Work to be completed:
Drop the pictures, then extract the listing word for word.

Data:
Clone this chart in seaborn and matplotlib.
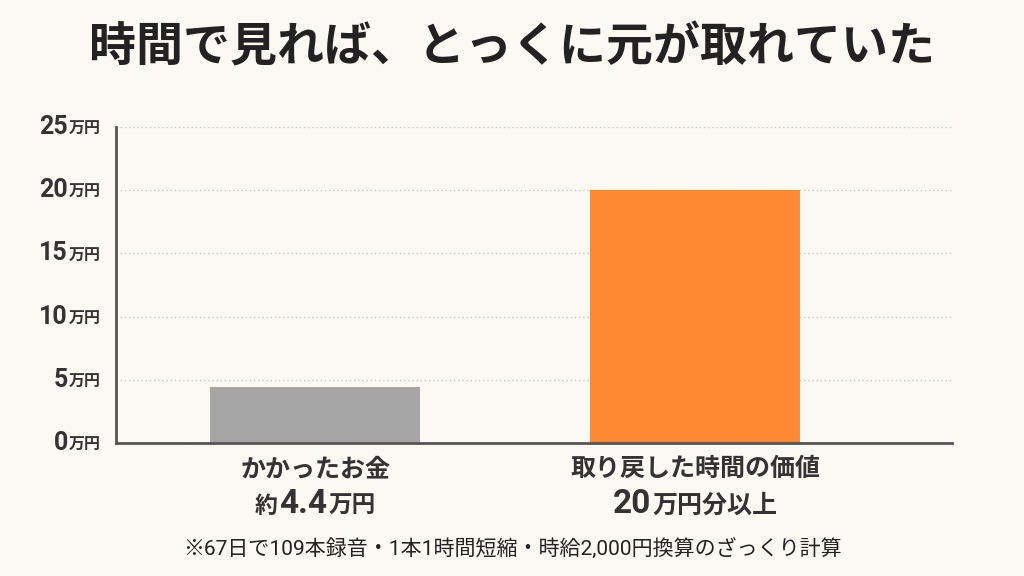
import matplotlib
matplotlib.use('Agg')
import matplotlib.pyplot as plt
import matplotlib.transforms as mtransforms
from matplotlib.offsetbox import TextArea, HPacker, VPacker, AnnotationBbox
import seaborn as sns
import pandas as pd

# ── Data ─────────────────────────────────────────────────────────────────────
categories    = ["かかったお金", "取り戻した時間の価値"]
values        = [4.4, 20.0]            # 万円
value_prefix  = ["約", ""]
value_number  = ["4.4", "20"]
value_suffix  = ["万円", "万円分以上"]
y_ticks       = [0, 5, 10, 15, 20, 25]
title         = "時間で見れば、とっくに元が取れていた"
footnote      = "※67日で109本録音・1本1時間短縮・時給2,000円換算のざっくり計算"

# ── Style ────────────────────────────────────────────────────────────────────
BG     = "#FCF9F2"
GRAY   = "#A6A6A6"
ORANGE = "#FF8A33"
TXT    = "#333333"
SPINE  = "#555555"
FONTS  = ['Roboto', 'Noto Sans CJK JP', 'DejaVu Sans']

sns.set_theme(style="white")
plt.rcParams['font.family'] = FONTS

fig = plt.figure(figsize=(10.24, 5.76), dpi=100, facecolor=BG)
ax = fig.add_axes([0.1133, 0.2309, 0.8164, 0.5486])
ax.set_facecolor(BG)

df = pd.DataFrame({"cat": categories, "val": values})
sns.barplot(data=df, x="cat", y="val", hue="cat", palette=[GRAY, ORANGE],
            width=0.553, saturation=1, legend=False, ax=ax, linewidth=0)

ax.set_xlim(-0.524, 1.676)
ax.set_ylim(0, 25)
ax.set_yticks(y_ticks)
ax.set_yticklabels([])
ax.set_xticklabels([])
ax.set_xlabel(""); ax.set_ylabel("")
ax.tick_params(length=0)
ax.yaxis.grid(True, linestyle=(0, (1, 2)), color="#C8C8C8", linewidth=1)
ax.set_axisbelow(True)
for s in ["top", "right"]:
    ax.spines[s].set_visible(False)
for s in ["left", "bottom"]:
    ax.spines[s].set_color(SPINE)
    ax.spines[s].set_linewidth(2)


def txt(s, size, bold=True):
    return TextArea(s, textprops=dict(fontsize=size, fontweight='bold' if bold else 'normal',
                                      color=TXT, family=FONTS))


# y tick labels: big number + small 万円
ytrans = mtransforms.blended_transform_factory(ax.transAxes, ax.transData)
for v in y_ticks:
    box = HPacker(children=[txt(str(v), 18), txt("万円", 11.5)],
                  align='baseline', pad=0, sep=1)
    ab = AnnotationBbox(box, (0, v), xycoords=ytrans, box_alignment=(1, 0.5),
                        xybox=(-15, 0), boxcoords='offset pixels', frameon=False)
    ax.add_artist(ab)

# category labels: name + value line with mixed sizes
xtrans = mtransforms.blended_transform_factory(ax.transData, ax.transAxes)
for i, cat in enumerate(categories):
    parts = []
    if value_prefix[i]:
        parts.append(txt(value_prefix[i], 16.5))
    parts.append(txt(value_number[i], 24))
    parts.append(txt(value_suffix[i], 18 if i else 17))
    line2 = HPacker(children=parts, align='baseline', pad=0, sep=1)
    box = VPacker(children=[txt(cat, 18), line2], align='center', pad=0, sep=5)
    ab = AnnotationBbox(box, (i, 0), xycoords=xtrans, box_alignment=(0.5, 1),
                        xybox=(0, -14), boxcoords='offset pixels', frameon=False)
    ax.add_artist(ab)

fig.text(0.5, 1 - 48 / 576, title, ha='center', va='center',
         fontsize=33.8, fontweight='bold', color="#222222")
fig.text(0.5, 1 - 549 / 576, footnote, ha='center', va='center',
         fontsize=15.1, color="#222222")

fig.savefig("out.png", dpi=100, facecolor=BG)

Full solution:
Clone this chart in seaborn and matplotlib.
import matplotlib
matplotlib.use('Agg')
import matplotlib.pyplot as plt
import matplotlib.transforms as mtransforms
from matplotlib.offsetbox import TextArea, HPacker, VPacker, AnnotationBbox
import seaborn as sns
import pandas as pd

# ── Data ─────────────────────────────────────────────────────────────────────
categories    = ["かかったお金", "取り戻した時間の価値"]
values        = [4.4, 20.0]            # 万円
value_prefix  = ["約", ""]
value_number  = ["4.4", "20"]
value_suffix  = ["万円", "万円分以上"]
y_ticks       = [0, 5, 10, 15, 20, 25]
title         = "時間で見れば、とっくに元が取れていた"
footnote      = "※67日で109本録音・1本1時間短縮・時給2,000円換算のざっくり計算"

# ── Style ────────────────────────────────────────────────────────────────────
BG     = "#FCF9F2"
GRAY   = "#A6A6A6"
ORANGE = "#FF8A33"
TXT    = "#333333"
SPINE  = "#555555"
FONTS  = ['Roboto', 'Noto Sans CJK JP', 'DejaVu Sans']

sns.set_theme(style="white")
plt.rcParams['font.family'] = FONTS

fig = plt.figure(figsize=(10.24, 5.76), dpi=100, facecolor=BG)
ax = fig.add_axes([0.1133, 0.2309, 0.8164, 0.5486])
ax.set_facecolor(BG)

df = pd.DataFrame({"cat": categories, "val": values})
sns.barplot(data=df, x="cat", y="val", hue="cat", palette=[GRAY, ORANGE],
            width=0.553, saturation=1, legend=False, ax=ax, linewidth=0)

ax.set_xlim(-0.524, 1.676)
ax.set_ylim(0, 25)
ax.set_yticks(y_ticks)
ax.set_yticklabels([])
ax.set_xticklabels([])
ax.set_xlabel(""); ax.set_ylabel("")
ax.tick_params(length=0)
ax.yaxis.grid(True, linestyle=(0, (1, 2)), color="#C8C8C8", linewidth=1)
ax.set_axisbelow(True)
for s in ["top", "right"]:
    ax.spines[s].set_visible(False)
for s in ["left", "bottom"]:
    ax.spines[s].set_color(SPINE)
    ax.spines[s].set_linewidth(2)


def txt(s, size, bold=True):
    return TextArea(s, textprops=dict(fontsize=size, fontweight='bold' if bold else 'normal',
                                      color=TXT, family=FONTS))


# y tick labels: big number + small 万円
ytrans = mtransforms.blended_transform_factory(ax.transAxes, ax.transData)
for v in y_ticks:
    box = HPacker(children=[txt(str(v), 18), txt("万円", 11.5)],
                  align='baseline', pad=0, sep=1)
    ab = AnnotationBbox(box, (0, v), xycoords=ytrans, box_alignment=(1, 0.5),
                        xybox=(-15, 0), boxcoords='offset pixels', frameon=False)
    ax.add_artist(ab)

# category labels: name + value line with mixed sizes
xtrans = mtransforms.blended_transform_factory(ax.transData, ax.transAxes)
for i, cat in enumerate(categories):
    parts = []
    if value_prefix[i]:
        parts.append(txt(value_prefix[i], 16.5))
    parts.append(txt(value_number[i], 24))
    parts.append(txt(value_suffix[i], 18 if i else 17))
    line2 = HPacker(children=parts, align='baseline', pad=0, sep=1)
    box = VPacker(children=[txt(cat, 18), line2], align='center', pad=0, sep=5)
    ab = AnnotationBbox(box, (i, 0), xycoords=xtrans, box_alignment=(0.5, 1),
                        xybox=(0, -14), boxcoords='offset pixels', frameon=False)
    ax.add_artist(ab)

fig.text(0.5, 1 - 48 / 576, title, ha='center', va='center',
         fontsize=33.8, fontweight='bold', color="#222222")
fig.text(0.5, 1 - 549 / 576, footnote, ha='center', va='center',
         fontsize=15.1, color="#222222")

fig.savefig("out.png", dpi=100, facecolor=BG)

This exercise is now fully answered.